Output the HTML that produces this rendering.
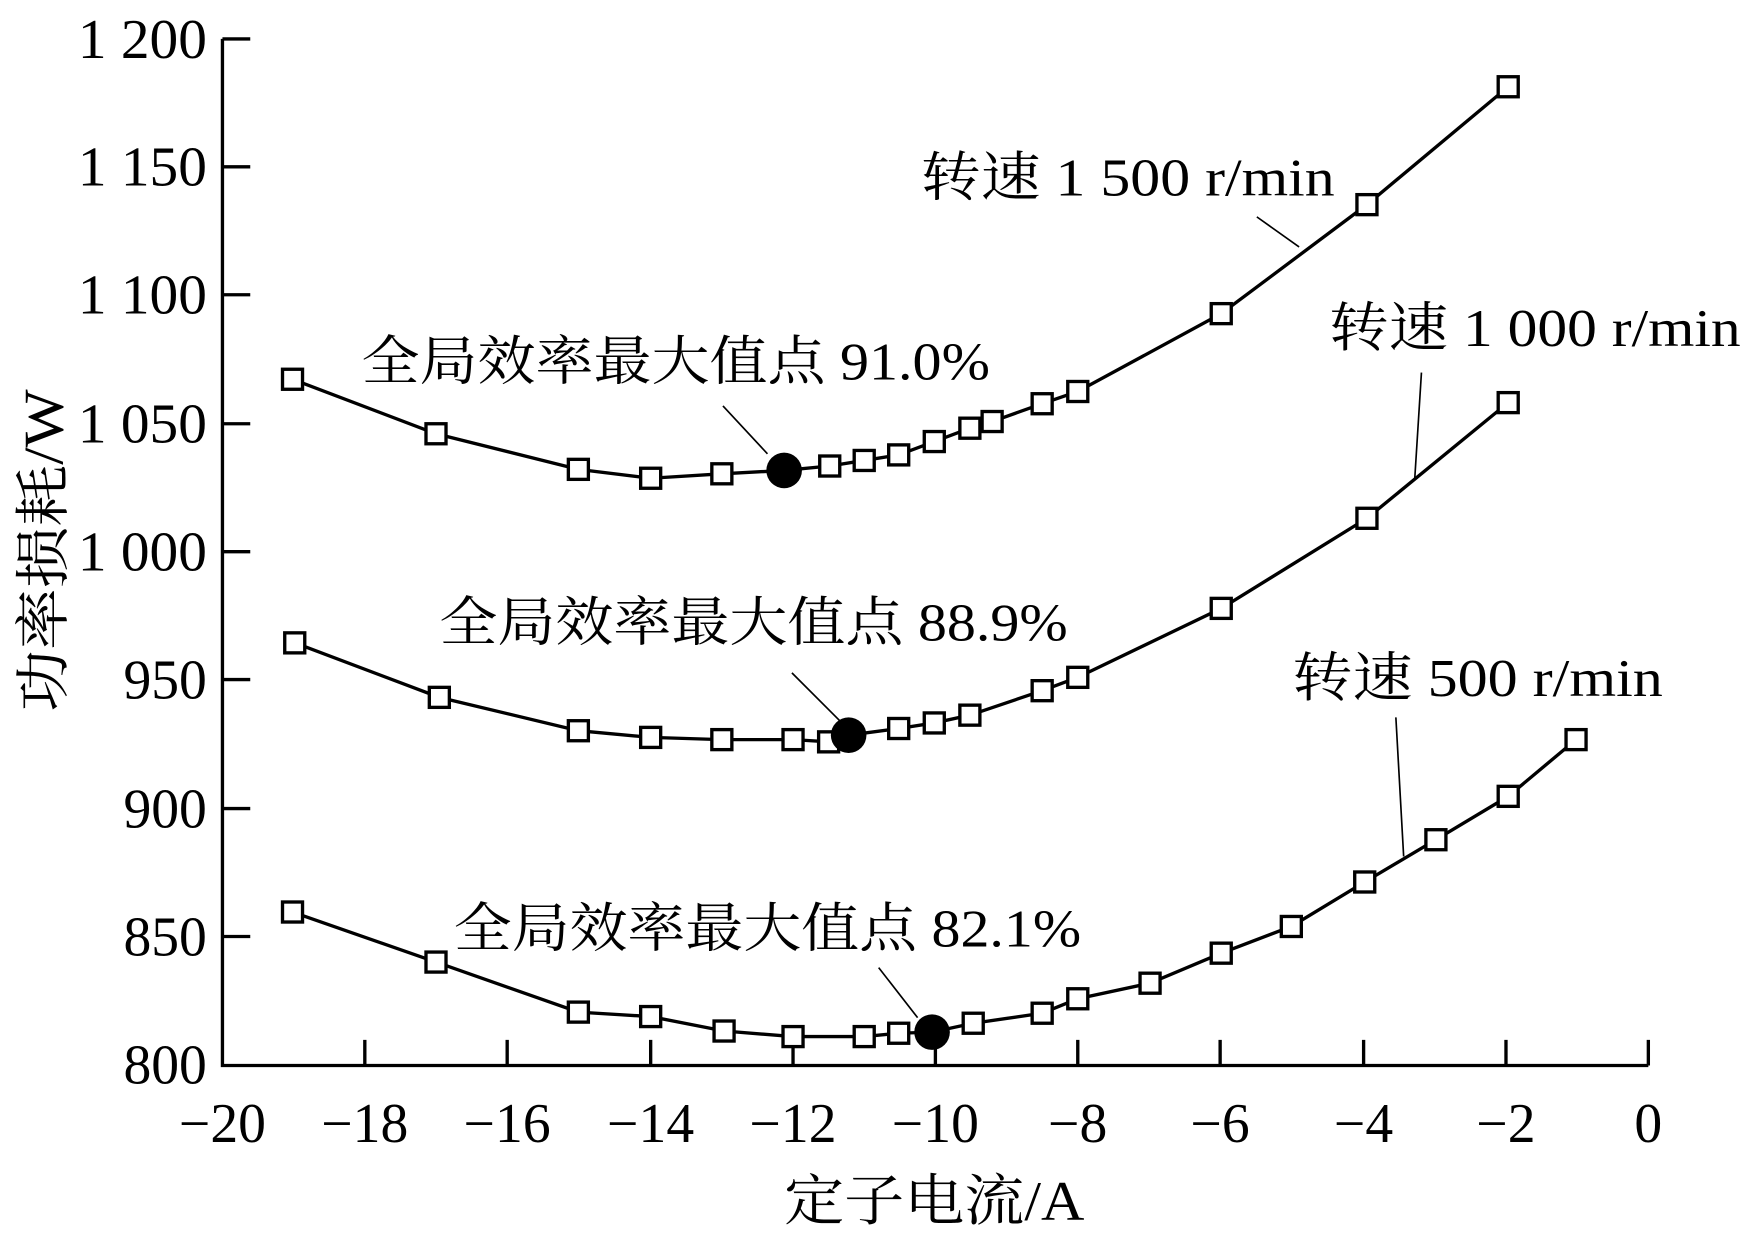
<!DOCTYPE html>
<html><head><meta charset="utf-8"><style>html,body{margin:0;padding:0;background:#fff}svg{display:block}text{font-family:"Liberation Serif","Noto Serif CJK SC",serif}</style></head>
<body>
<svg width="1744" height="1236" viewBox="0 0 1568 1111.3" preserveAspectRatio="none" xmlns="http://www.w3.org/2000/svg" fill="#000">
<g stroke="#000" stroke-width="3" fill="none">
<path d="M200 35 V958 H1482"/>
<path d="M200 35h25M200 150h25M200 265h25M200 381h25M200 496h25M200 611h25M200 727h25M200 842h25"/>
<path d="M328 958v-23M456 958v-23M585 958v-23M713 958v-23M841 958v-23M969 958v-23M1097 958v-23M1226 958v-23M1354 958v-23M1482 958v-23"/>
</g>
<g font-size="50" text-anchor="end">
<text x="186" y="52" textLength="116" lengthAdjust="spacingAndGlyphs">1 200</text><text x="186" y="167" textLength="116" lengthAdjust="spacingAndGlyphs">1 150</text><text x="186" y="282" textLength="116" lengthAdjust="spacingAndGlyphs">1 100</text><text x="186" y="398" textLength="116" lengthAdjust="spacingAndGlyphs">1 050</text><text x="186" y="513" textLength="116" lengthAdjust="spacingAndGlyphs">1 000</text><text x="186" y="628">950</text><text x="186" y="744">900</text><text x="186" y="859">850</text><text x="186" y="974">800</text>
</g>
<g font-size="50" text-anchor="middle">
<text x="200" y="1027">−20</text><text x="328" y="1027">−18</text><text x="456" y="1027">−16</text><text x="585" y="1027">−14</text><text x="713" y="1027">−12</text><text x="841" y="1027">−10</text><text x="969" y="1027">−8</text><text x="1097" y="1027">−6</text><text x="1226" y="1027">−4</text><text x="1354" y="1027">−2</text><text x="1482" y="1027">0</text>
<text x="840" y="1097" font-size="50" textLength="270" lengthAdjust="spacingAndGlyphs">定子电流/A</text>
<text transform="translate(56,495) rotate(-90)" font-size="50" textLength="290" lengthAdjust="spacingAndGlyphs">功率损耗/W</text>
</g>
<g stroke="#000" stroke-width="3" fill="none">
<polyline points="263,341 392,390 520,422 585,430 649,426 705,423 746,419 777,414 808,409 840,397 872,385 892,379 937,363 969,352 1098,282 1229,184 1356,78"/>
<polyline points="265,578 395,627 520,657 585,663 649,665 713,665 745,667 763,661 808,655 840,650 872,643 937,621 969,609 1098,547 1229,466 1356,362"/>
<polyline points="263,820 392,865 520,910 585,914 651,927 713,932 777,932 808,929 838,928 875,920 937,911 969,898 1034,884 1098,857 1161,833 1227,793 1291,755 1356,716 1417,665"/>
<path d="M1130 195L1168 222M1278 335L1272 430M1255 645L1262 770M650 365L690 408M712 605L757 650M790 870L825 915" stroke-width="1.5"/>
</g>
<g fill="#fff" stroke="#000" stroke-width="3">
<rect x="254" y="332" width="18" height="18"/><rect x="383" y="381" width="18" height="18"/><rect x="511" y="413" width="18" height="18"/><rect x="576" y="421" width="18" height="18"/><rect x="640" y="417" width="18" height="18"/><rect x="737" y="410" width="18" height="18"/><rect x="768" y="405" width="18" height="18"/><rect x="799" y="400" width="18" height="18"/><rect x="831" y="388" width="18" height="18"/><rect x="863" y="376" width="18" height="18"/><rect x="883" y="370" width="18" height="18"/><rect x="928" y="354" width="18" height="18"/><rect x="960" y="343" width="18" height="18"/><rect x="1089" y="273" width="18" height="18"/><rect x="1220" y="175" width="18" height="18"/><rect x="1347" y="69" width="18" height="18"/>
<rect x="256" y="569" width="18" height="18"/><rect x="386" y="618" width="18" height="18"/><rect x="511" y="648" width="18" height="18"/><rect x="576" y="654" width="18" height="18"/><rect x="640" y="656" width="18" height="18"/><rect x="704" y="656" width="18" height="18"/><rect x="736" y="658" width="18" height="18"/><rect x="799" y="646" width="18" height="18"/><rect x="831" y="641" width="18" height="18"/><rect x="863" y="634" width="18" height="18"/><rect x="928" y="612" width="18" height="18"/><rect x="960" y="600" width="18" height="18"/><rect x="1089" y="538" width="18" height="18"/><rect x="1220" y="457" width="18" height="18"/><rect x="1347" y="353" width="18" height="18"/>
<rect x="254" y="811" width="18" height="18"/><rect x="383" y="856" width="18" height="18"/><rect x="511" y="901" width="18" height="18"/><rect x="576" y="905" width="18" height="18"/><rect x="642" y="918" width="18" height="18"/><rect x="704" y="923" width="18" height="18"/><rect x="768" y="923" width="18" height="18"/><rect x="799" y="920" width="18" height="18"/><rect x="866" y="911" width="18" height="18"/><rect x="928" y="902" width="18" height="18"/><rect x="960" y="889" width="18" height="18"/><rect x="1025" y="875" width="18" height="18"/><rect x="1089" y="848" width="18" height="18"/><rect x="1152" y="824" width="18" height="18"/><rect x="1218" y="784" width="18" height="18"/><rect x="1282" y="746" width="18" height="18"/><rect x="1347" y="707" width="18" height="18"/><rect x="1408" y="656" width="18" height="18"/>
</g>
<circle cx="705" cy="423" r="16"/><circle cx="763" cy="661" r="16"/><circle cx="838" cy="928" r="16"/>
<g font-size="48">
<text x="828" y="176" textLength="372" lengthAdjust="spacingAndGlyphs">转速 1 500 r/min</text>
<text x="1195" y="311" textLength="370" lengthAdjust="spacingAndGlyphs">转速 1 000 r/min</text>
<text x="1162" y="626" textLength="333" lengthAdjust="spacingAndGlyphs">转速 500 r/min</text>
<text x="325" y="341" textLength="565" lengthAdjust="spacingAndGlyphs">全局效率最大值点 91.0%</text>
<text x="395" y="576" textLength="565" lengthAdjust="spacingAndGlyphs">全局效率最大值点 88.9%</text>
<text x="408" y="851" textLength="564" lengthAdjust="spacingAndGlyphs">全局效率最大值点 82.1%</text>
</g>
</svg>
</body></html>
------------------------------------
• [What is required]: Exclude the pictures, and transcribe all of the material exactly.

• [Expected answer]:
Output the HTML that produces this rendering.
<!DOCTYPE html>
<html><head><meta charset="utf-8"><style>html,body{margin:0;padding:0;background:#fff}svg{display:block}text{font-family:"Liberation Serif","Noto Serif CJK SC",serif}</style></head>
<body>
<svg width="1744" height="1236" viewBox="0 0 1568 1111.3" preserveAspectRatio="none" xmlns="http://www.w3.org/2000/svg" fill="#000">
<g stroke="#000" stroke-width="3" fill="none">
<path d="M200 35 V958 H1482"/>
<path d="M200 35h25M200 150h25M200 265h25M200 381h25M200 496h25M200 611h25M200 727h25M200 842h25"/>
<path d="M328 958v-23M456 958v-23M585 958v-23M713 958v-23M841 958v-23M969 958v-23M1097 958v-23M1226 958v-23M1354 958v-23M1482 958v-23"/>
</g>
<g font-size="50" text-anchor="end">
<text x="186" y="52" textLength="116" lengthAdjust="spacingAndGlyphs">1 200</text><text x="186" y="167" textLength="116" lengthAdjust="spacingAndGlyphs">1 150</text><text x="186" y="282" textLength="116" lengthAdjust="spacingAndGlyphs">1 100</text><text x="186" y="398" textLength="116" lengthAdjust="spacingAndGlyphs">1 050</text><text x="186" y="513" textLength="116" lengthAdjust="spacingAndGlyphs">1 000</text><text x="186" y="628">950</text><text x="186" y="744">900</text><text x="186" y="859">850</text><text x="186" y="974">800</text>
</g>
<g font-size="50" text-anchor="middle">
<text x="200" y="1027">−20</text><text x="328" y="1027">−18</text><text x="456" y="1027">−16</text><text x="585" y="1027">−14</text><text x="713" y="1027">−12</text><text x="841" y="1027">−10</text><text x="969" y="1027">−8</text><text x="1097" y="1027">−6</text><text x="1226" y="1027">−4</text><text x="1354" y="1027">−2</text><text x="1482" y="1027">0</text>
<text x="840" y="1097" font-size="50" textLength="270" lengthAdjust="spacingAndGlyphs">定子电流/A</text>
<text transform="translate(56,495) rotate(-90)" font-size="50" textLength="290" lengthAdjust="spacingAndGlyphs">功率损耗/W</text>
</g>
<g stroke="#000" stroke-width="3" fill="none">
<polyline points="263,341 392,390 520,422 585,430 649,426 705,423 746,419 777,414 808,409 840,397 872,385 892,379 937,363 969,352 1098,282 1229,184 1356,78"/>
<polyline points="265,578 395,627 520,657 585,663 649,665 713,665 745,667 763,661 808,655 840,650 872,643 937,621 969,609 1098,547 1229,466 1356,362"/>
<polyline points="263,820 392,865 520,910 585,914 651,927 713,932 777,932 808,929 838,928 875,920 937,911 969,898 1034,884 1098,857 1161,833 1227,793 1291,755 1356,716 1417,665"/>
<path d="M1130 195L1168 222M1278 335L1272 430M1255 645L1262 770M650 365L690 408M712 605L757 650M790 870L825 915" stroke-width="1.5"/>
</g>
<g fill="#fff" stroke="#000" stroke-width="3">
<rect x="254" y="332" width="18" height="18"/><rect x="383" y="381" width="18" height="18"/><rect x="511" y="413" width="18" height="18"/><rect x="576" y="421" width="18" height="18"/><rect x="640" y="417" width="18" height="18"/><rect x="737" y="410" width="18" height="18"/><rect x="768" y="405" width="18" height="18"/><rect x="799" y="400" width="18" height="18"/><rect x="831" y="388" width="18" height="18"/><rect x="863" y="376" width="18" height="18"/><rect x="883" y="370" width="18" height="18"/><rect x="928" y="354" width="18" height="18"/><rect x="960" y="343" width="18" height="18"/><rect x="1089" y="273" width="18" height="18"/><rect x="1220" y="175" width="18" height="18"/><rect x="1347" y="69" width="18" height="18"/>
<rect x="256" y="569" width="18" height="18"/><rect x="386" y="618" width="18" height="18"/><rect x="511" y="648" width="18" height="18"/><rect x="576" y="654" width="18" height="18"/><rect x="640" y="656" width="18" height="18"/><rect x="704" y="656" width="18" height="18"/><rect x="736" y="658" width="18" height="18"/><rect x="799" y="646" width="18" height="18"/><rect x="831" y="641" width="18" height="18"/><rect x="863" y="634" width="18" height="18"/><rect x="928" y="612" width="18" height="18"/><rect x="960" y="600" width="18" height="18"/><rect x="1089" y="538" width="18" height="18"/><rect x="1220" y="457" width="18" height="18"/><rect x="1347" y="353" width="18" height="18"/>
<rect x="254" y="811" width="18" height="18"/><rect x="383" y="856" width="18" height="18"/><rect x="511" y="901" width="18" height="18"/><rect x="576" y="905" width="18" height="18"/><rect x="642" y="918" width="18" height="18"/><rect x="704" y="923" width="18" height="18"/><rect x="768" y="923" width="18" height="18"/><rect x="799" y="920" width="18" height="18"/><rect x="866" y="911" width="18" height="18"/><rect x="928" y="902" width="18" height="18"/><rect x="960" y="889" width="18" height="18"/><rect x="1025" y="875" width="18" height="18"/><rect x="1089" y="848" width="18" height="18"/><rect x="1152" y="824" width="18" height="18"/><rect x="1218" y="784" width="18" height="18"/><rect x="1282" y="746" width="18" height="18"/><rect x="1347" y="707" width="18" height="18"/><rect x="1408" y="656" width="18" height="18"/>
</g>
<circle cx="705" cy="423" r="16"/><circle cx="763" cy="661" r="16"/><circle cx="838" cy="928" r="16"/>
<g font-size="48">
<text x="828" y="176" textLength="372" lengthAdjust="spacingAndGlyphs">转速 1 500 r/min</text>
<text x="1195" y="311" textLength="370" lengthAdjust="spacingAndGlyphs">转速 1 000 r/min</text>
<text x="1162" y="626" textLength="333" lengthAdjust="spacingAndGlyphs">转速 500 r/min</text>
<text x="325" y="341" textLength="565" lengthAdjust="spacingAndGlyphs">全局效率最大值点 91.0%</text>
<text x="395" y="576" textLength="565" lengthAdjust="spacingAndGlyphs">全局效率最大值点 88.9%</text>
<text x="408" y="851" textLength="564" lengthAdjust="spacingAndGlyphs">全局效率最大值点 82.1%</text>
</g>
</svg>
</body></html>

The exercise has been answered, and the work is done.